*Task to carry out*
Repeat all of the material below exactly as written, images excluded.

*Supplied information*
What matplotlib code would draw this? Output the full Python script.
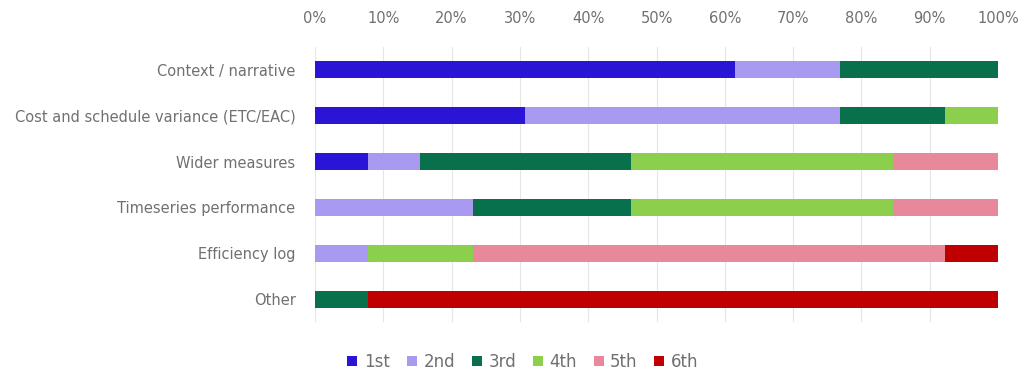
import matplotlib
matplotlib.use("Agg")
import matplotlib.pyplot as plt
from matplotlib.ticker import PercentFormatter

categories = ["Context / narrative",
              "Cost and schedule variance (ETC/EAC)",
              "Wider measures",
              "Timeseries performance",
              "Efficiency log",
              "Other"]
ranks = ["1st", "2nd", "3rd", "4th", "5th", "6th"]

# share of responses (%) for each rank, per category
first = [61.5, 30.8, 7.7, 0.0, 0.0, 0.0]
second = [15.4, 46.1, 7.7, 23.1, 7.7, 0.0]
third = [23.1, 15.4, 30.8, 23.1, 0.0, 7.7]
fourth = [0.0, 7.7, 38.4, 38.4, 15.4, 0.0]
fifth = [0.0, 0.0, 15.4, 15.4, 69.2, 0.0]
sixth = [0.0, 0.0, 0.0, 0.0, 7.7, 92.3]

series = [first, second, third, fourth, fifth, sixth]
colors = ["#2a14d6", "#a89af0", "#08704a", "#8ccf4d", "#e8889b", "#c00000"]
txt = "#707070"

fig = plt.figure(figsize=(10.21, 3.77), dpi=100)
ax = fig.add_axes([315/1021, 1-322/377, (998-315)/1021, 275/377])

y = range(len(categories))
left = [0.0]*len(categories)
for vals, col, lab in zip(series, colors, ranks):
    ax.barh(y, vals, left=left, height=0.37, color=col, label=lab, zorder=3)
    left = [a+b for a, b in zip(left, vals)]

ax.set_xlim(0, 100)
ax.set_ylim(5.5, -0.5)
ax.set_yticks(list(y))
ax.set_yticklabels(categories)
ax.set_xticks(range(0, 101, 10))
ax.xaxis.set_major_formatter(PercentFormatter(decimals=0))
ax.xaxis.tick_top()
ax.tick_params(length=0, colors=txt)
ax.tick_params(axis="x", labelsize=10.5, pad=15)
ax.tick_params(axis="y", labelsize=10.5, pad=14)
ax.grid(axis="x", color="#e6e6e6", lw=0.8, zorder=0)
for s in ax.spines.values():
    s.set_visible(False)

fig.legend(loc="center", bbox_to_anchor=(523/1021, 1-362/377), ncol=6,
           frameon=False, fontsize=12, labelcolor=txt, handlelength=0.6,
           handleheight=0.6, handletextpad=0.4, columnspacing=1.0)

fig.savefig("out.png", dpi=100)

*Written answer*
What matplotlib code would draw this? Output the full Python script.
import matplotlib
matplotlib.use("Agg")
import matplotlib.pyplot as plt
from matplotlib.ticker import PercentFormatter

categories = ["Context / narrative",
              "Cost and schedule variance (ETC/EAC)",
              "Wider measures",
              "Timeseries performance",
              "Efficiency log",
              "Other"]
ranks = ["1st", "2nd", "3rd", "4th", "5th", "6th"]

# share of responses (%) for each rank, per category
first = [61.5, 30.8, 7.7, 0.0, 0.0, 0.0]
second = [15.4, 46.1, 7.7, 23.1, 7.7, 0.0]
third = [23.1, 15.4, 30.8, 23.1, 0.0, 7.7]
fourth = [0.0, 7.7, 38.4, 38.4, 15.4, 0.0]
fifth = [0.0, 0.0, 15.4, 15.4, 69.2, 0.0]
sixth = [0.0, 0.0, 0.0, 0.0, 7.7, 92.3]

series = [first, second, third, fourth, fifth, sixth]
colors = ["#2a14d6", "#a89af0", "#08704a", "#8ccf4d", "#e8889b", "#c00000"]
txt = "#707070"

fig = plt.figure(figsize=(10.21, 3.77), dpi=100)
ax = fig.add_axes([315/1021, 1-322/377, (998-315)/1021, 275/377])

y = range(len(categories))
left = [0.0]*len(categories)
for vals, col, lab in zip(series, colors, ranks):
    ax.barh(y, vals, left=left, height=0.37, color=col, label=lab, zorder=3)
    left = [a+b for a, b in zip(left, vals)]

ax.set_xlim(0, 100)
ax.set_ylim(5.5, -0.5)
ax.set_yticks(list(y))
ax.set_yticklabels(categories)
ax.set_xticks(range(0, 101, 10))
ax.xaxis.set_major_formatter(PercentFormatter(decimals=0))
ax.xaxis.tick_top()
ax.tick_params(length=0, colors=txt)
ax.tick_params(axis="x", labelsize=10.5, pad=15)
ax.tick_params(axis="y", labelsize=10.5, pad=14)
ax.grid(axis="x", color="#e6e6e6", lw=0.8, zorder=0)
for s in ax.spines.values():
    s.set_visible(False)

fig.legend(loc="center", bbox_to_anchor=(523/1021, 1-362/377), ncol=6,
           frameon=False, fontsize=12, labelcolor=txt, handlelength=0.6,
           handleheight=0.6, handletextpad=0.4, columnspacing=1.0)

fig.savefig("out.png", dpi=100)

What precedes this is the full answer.